DATA EXTRACT:
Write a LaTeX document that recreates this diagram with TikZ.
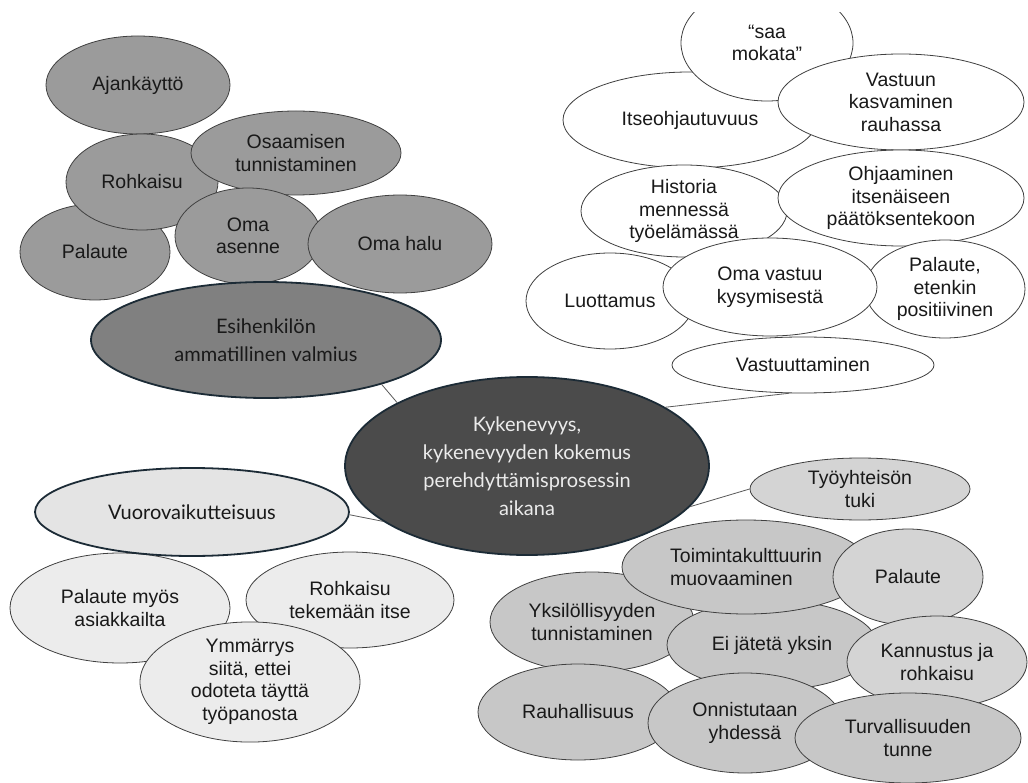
\documentclass[tikz,border=0pt]{standalone}
\usepackage{fontspec}
\setmainfont{Liberation Sans}
\newfontfamily\softfont{Lato}
\usetikzlibrary{shapes.geometric}

\definecolor{topgray}{HTML}{9B9B9B}
\definecolor{esigray}{HTML}{808080}
\definecolor{coregray}{HTML}{4B4B4B}
\definecolor{palegray}{HTML}{ECECEC}
\definecolor{vuorogray}{HTML}{E4E4E4}
\definecolor{midgray}{HTML}{C7C7C7}
\definecolor{lightmid}{HTML}{D4D4D4}
\definecolor{navyline}{HTML}{1C2B36}

\tikzset{
    bubble/.style={ellipse, draw=black!75, line width=0.8pt, inner sep=0pt,
        align=center, text=black!90, font=\fontsize{19.5}{22.5}\selectfont},
    bigbubble/.style={bubble, draw=navyline, line width=1.8pt,
        font=\softfont\fontsize{20}{28}\selectfont},
    link/.style={draw=black!65, line width=0.8pt}
}

\begin{document}
\begin{tikzpicture}[x=1pt, y=-1pt]
\useasboundingbox (0,0) rectangle (1028,783);
\fill[white] (0,0) rectangle (1028,783);
\begin{scope}
\clip (0,13) rectangle (1028,783);

% upper left
\node[bubble, fill=topgray, minimum width=184, minimum height=98] (ajank) at (138,85) {Ajankäyttö};
\node[bubble, fill=topgray, minimum width=150, minimum height=96] (palaute1) at (95,252) {Palaute};
\node[bubble, fill=topgray, minimum width=152, minimum height=96] (rohk1) at (142,182) {Rohkaisu};
\node[bubble, fill=topgray, minimum width=210, minimum height=84] (osaam) at (296,153) {Osaamisen\\tunnistaminen};
\node[bubble, fill=topgray, minimum width=146, minimum height=96] (omaas) at (248,236) {Oma\\asenne};
\node[bubble, fill=topgray, minimum width=184, minimum height=98] (omahalu) at (400,244) {Oma halu};
\node[bigbubble, fill=esigray, minimum width=350, minimum height=116] (esih) at (266,340) {Esihenkilön\\ammatillinen valmius};

% upper right
\node[bubble, fill=white, minimum width=254, minimum height=96] (itse) at (690,120) {Itseohjautuvuus};
\node[bubble, fill=white, minimum width=172, minimum height=116] (saa) at (767,43) {“saa\\mokata”};
\node[bubble, fill=white, minimum width=246, minimum height=96] (vastkasv) at (901,102) {Vastuun\\kasvaminen\\rauhassa};
\node[bubble, fill=white, minimum width=206, minimum height=92] (hist) at (684,211) {Historia\\mennessä\\työelämässä};
\node[bubble, fill=white, minimum width=246, minimum height=96] (ohj) at (901,198) {Ohjaaminen\\itsenäiseen\\päätöksentekoon};
\node[bubble, fill=white, minimum width=168, minimum height=96] (luot) at (610,301) {Luottamus};
\node[bubble, fill=white, minimum width=160, minimum height=98] (palpos) at (945,289) {Palaute,\\etenkin\\positiivinen};
\node[bubble, fill=white, minimum width=214, minimum height=98] (omavast) at (770,287) {Oma vastuu\\kysymisestä};
\node[bubble, fill=white, minimum width=262, minimum height=56] (vastuut) at (803,365) {Vastuuttaminen};

% lower left
\node[bubble, fill=palegray, minimum width=220, minimum height=110] (palasiak) at (120,608) {Palaute myös\\asiakkailta};
\node[bubble, fill=palegray, minimum width=208, minimum height=96] (rohkitse) at (350,600) {Rohkaisu\\tekemään itse};
\node[bubble, fill=palegray, minimum width=220, minimum height=114] (ymm) at (250,682) {Ymmärrys\\siitä, ettei\\odoteta täyttä\\työpanosta};
\node[bigbubble, fill=vuorogray, minimum width=314, minimum height=88] (vuoro) at (192,512) {Vuorovaikutteisuus};

% lower right
\node[bubble, fill=lightmid, minimum width=220, minimum height=62] (tyo) at (860,489) {Työyhteisön\\tuki};
\node[bubble, fill=midgray, minimum width=204, minimum height=100] (yksil) at (592,622) {Yksilöllisyyden\\tunnistaminen};
\node[bubble, fill=midgray, minimum width=210, minimum height=90] (eijat) at (772,645) {Ei jätetä yksin};
\node[bubble, fill=midgray, minimum width=248, minimum height=94, align=left] (toim) at (746,567) {Toimintakulttuurin\\muovaaminen};
\node[bubble, fill=lightmid, minimum width=150, minimum height=96] (palaute2) at (908,577) {Palaute};
\node[bubble, fill=midgray, minimum width=200, minimum height=96] (rauh) at (578,712) {Rauhallisuus};
\node[bubble, fill=midgray, minimum width=194, minimum height=100] (onn) at (745,723) {Onnistutaan\\yhdessä};
\node[bubble, fill=lightmid, minimum width=180, minimum height=92] (kann) at (937,662) {Kannustus ja\\rohkaisu};
\node[bubble, fill=midgray, minimum width=226, minimum height=90] (turv) at (908,738) {Turvallisuuden\\tunne};

% core
\node[bigbubble, fill=coregray, text=black!8, minimum width=364, minimum height=178] (kyk) at (527,466)
    {Kykenevyys,\\kykenevyyden kokemus\\perehdyttämisprosessin\\aikana};

\draw[link] (esih.-21) -- (kyk.154);
\draw[link] (vuoro.-1) -- (kyk.201);
\draw[link] (kyk.23) -- (vastuut.244);
\draw[link] (kyk.-14) -- (tyo.180);
\end{scope}
\end{tikzpicture}
\end{document}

GOAL: Starting at the top of the listing above, please restate word for word each line up to and including the one that holds "minimum width=350, minimum", omitting every image.

FINAL ANSWER:
Write a LaTeX document that recreates this diagram with TikZ.
\documentclass[tikz,border=0pt]{standalone}
\usepackage{fontspec}
\setmainfont{Liberation Sans}
\newfontfamily\softfont{Lato}
\usetikzlibrary{shapes.geometric}

\definecolor{topgray}{HTML}{9B9B9B}
\definecolor{esigray}{HTML}{808080}
\definecolor{coregray}{HTML}{4B4B4B}
\definecolor{palegray}{HTML}{ECECEC}
\definecolor{vuorogray}{HTML}{E4E4E4}
\definecolor{midgray}{HTML}{C7C7C7}
\definecolor{lightmid}{HTML}{D4D4D4}
\definecolor{navyline}{HTML}{1C2B36}

\tikzset{
    bubble/.style={ellipse, draw=black!75, line width=0.8pt, inner sep=0pt,
        align=center, text=black!90, font=\fontsize{19.5}{22.5}\selectfont},
    bigbubble/.style={bubble, draw=navyline, line width=1.8pt,
        font=\softfont\fontsize{20}{28}\selectfont},
    link/.style={draw=black!65, line width=0.8pt}
}

\begin{document}
\begin{tikzpicture}[x=1pt, y=-1pt]
\useasboundingbox (0,0) rectangle (1028,783);
\fill[white] (0,0) rectangle (1028,783);
\begin{scope}
\clip (0,13) rectangle (1028,783);

% upper left
\node[bubble, fill=topgray, minimum width=184, minimum height=98] (ajank) at (138,85) {Ajankäyttö};
\node[bubble, fill=topgray, minimum width=150, minimum height=96] (palaute1) at (95,252) {Palaute};
\node[bubble, fill=topgray, minimum width=152, minimum height=96] (rohk1) at (142,182) {Rohkaisu};
\node[bubble, fill=topgray, minimum width=210, minimum height=84] (osaam) at (296,153) {Osaamisen\\tunnistaminen};
\node[bubble, fill=topgray, minimum width=146, minimum height=96] (omaas) at (248,236) {Oma\\asenne};
\node[bubble, fill=topgray, minimum width=184, minimum height=98] (omahalu) at (400,244) {Oma halu};
\node[bigbubble, fill=esigray, minimum width=350, minimum height=116] (esih) at (266,340) {Esihenkilön\\ammatillinen valmius};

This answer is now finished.